First off, this movie is called Blood Monkey. Going in I was not expecting much, and that's exactly what I got during the runtime. This movie is not good. It's not so bad it's good. It's just bad. I will explain...
The students come off like kids getting ready for a spring break getaway filled with shenanigans and such, instead of go-getter academics going into the heart of a jungle to research wildlife and plant life that have yet to be seen by humans. And once they get to the jungle, these dummies just march thru the jungle for days and then set up camp, and occasionally get viciously murdered by unseen monstrous monkeys. And that's all that happens, which is fine, but this movie is just boring, stupid, repetitive, and not scary or exciting in the least! I was rooting for the monkeys the whole time! And the worst part is that it takes this almost 50 minutes of this 90 minute "borror" (it's a term I coined that combines "boring" and "horror", which describes this movie perfectly) movie for things to get going and let the protagonists know that there are killer monkeys around. So for almost an hour these reprehensibly unaware educated dunderheads do nothing but go on a nature hike, talk about how crazy the professor is, and that something doesn't feel right... for almost an hour... and then about 10 chimps start peeing all over their tents! Sure, why not! Turn the monkeys loose on the characters and the writers of this crappy creature feature!
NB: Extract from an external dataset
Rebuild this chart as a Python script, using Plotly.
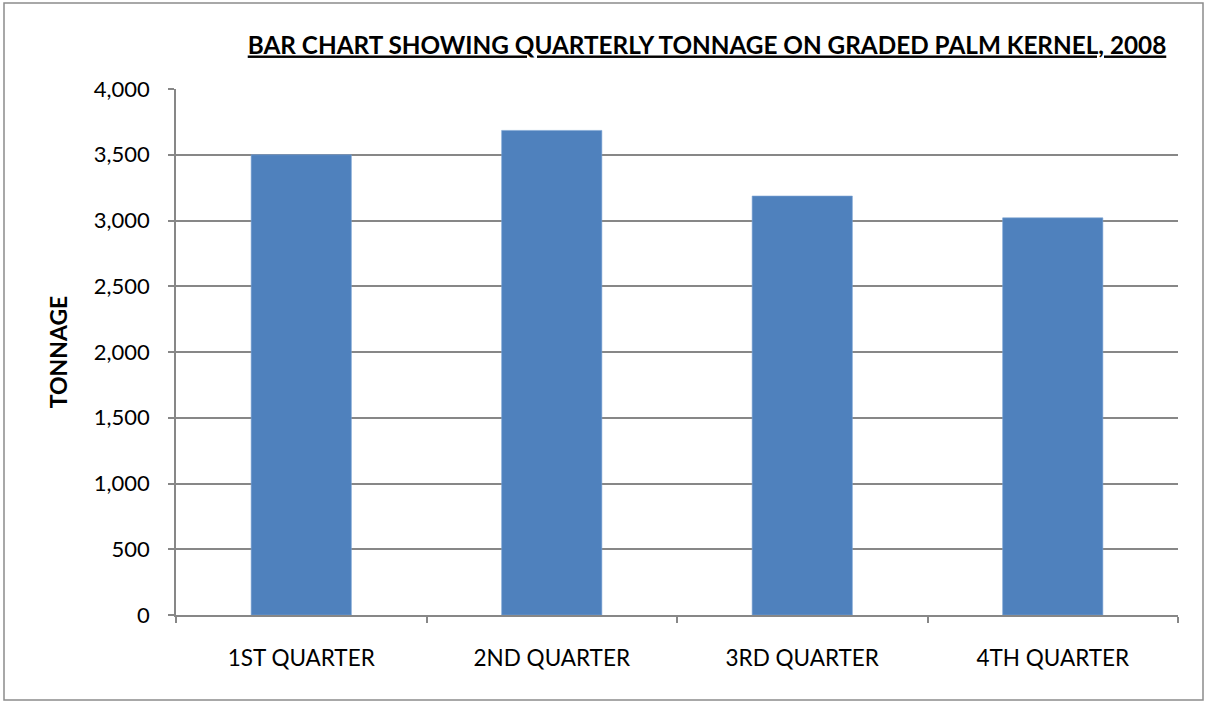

The only fun part was watching F. Murray Abraham deliver over-the-top monologues about man and nature and how this discovery will make him the most famous person in the history of science. He was having a good time with it, and that was alright. But the rest... stunk like what chimps throw at you when you're at the zoo! Oh, Matt Ryan (Constantine: City of Demons (2018), Justice League Dark: Apokolips War (2020)) is good too, even though he doesn't have too much to do, but to become the leader of the scared students.
I'd rather have jungle rot than sit through this garbage again! Skip Blood Monkey, No, run from it! It's as bad as it sounds. Actually, it's worse.
Fun Fact: During the scene that the documentary crew is boarding the plane, the boom mic is visible on the reflection of Greg's sunglasses.